Self-supervised methods exploit block-wise augmentation for scalable representation learning. Hierarchical augmentation invariance with expanded views (Zhang et al., 2022) structures the backbone so that each block becomes invariant to increasingly complex augmentations, enforcing task-appropriate invariances at different feature depths. Additional augmentation embeddings allow more granular recovery of original data statistics lost through strong augmentation, improving the utility of learned representations across classification, detection, and segmentation benchmarks.

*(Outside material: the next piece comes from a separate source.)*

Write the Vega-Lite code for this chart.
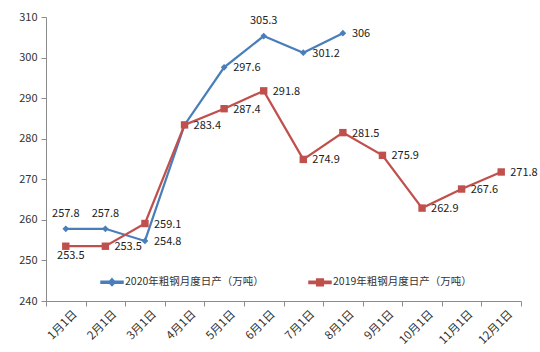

In masked image modeling, block-wise approaches (e.g., Block-Wise Masked Image Modeling, BIM (Luo et al., 2023)) decompose pretraining into sub-tasks per encoder block, each with a local decoder and local backpropagation. This results in significant memory and computational savings, supports simultaneous training of backbones at varied depths (“once-for-all” approach), and facilitates efficient hardware adaptation without accuracy degradation compared to full end-to-end masked autoencoding.

Instance-specific block-wise augmentations (Miao et al., 2022) further tune augmentations per region and per input sample using a learnable invariance module, outperforming global policies for traditional tasks and self-supervised setups (i.e., SimCLR on Tiny-ImageNet).

5. Block-wise Approaches for Sequence Modeling and Speech

Block-wise augmentation modules play a crucial role in sequence tasks with long or streaming inputs. In speech summarization, BASS (Block-wise Adaptation for Speech Summarization) (Sharma et al., 2023) partitions long audio sequences into blocks, updating hypothesis summaries block-by-block with explicit mechanisms to pass semantic context (concatenation, gated attention, or hierarchical strategies). This streaming formulation enables efficient handling of long sequences, surpasses truncated-input baselines in ROUGE-L and related metrics, and maintains context without excessive memory or compute.

In speech recognition, block-wise output aggregation via ensemble methods (WSBO and SE-WSBO) allows transformer-based models to combine complementary information from all blocks, improving character error rates beyond prior state-of-the-art Conformer models with minor parameter cost (Ren et al., 2022).

6. Impact, Limitations, and Applications Across Domains

Block-wise augmentation modules have established themselves across architecture generation, attention, regularization, quantization, adversarial robustness, self-supervised learning, and sequence modeling. Their primary advantages include:

Search space/pruning policy reduction for architecture design.
Sample and task-specific regularization, facilitating robust transfer and domain adaptation.
Memory and speed improvements enabling larger models or batch sizes on constrained hardware.
Automated, flexible adaptation to data, resource, or task-specific requirements.

Empirical and theoretical analyses show that block-wise strategies often either match or surpass previous SOTA techniques, with notable improvements in generalization, transferability, or efficiency metrics. Limitations include potential computational/implementation complexity (e.g., in Kronecker-based sparsity), requirements for careful per-task tuning, and a need for further paper on ablation of block partitioning methodology.

Across fields—vision, language, speech, adversarial robustness, resource-efficient learning—block-wise augmentation modules are recognized as generic, effective, and versatile architectural and algorithmic building blocks.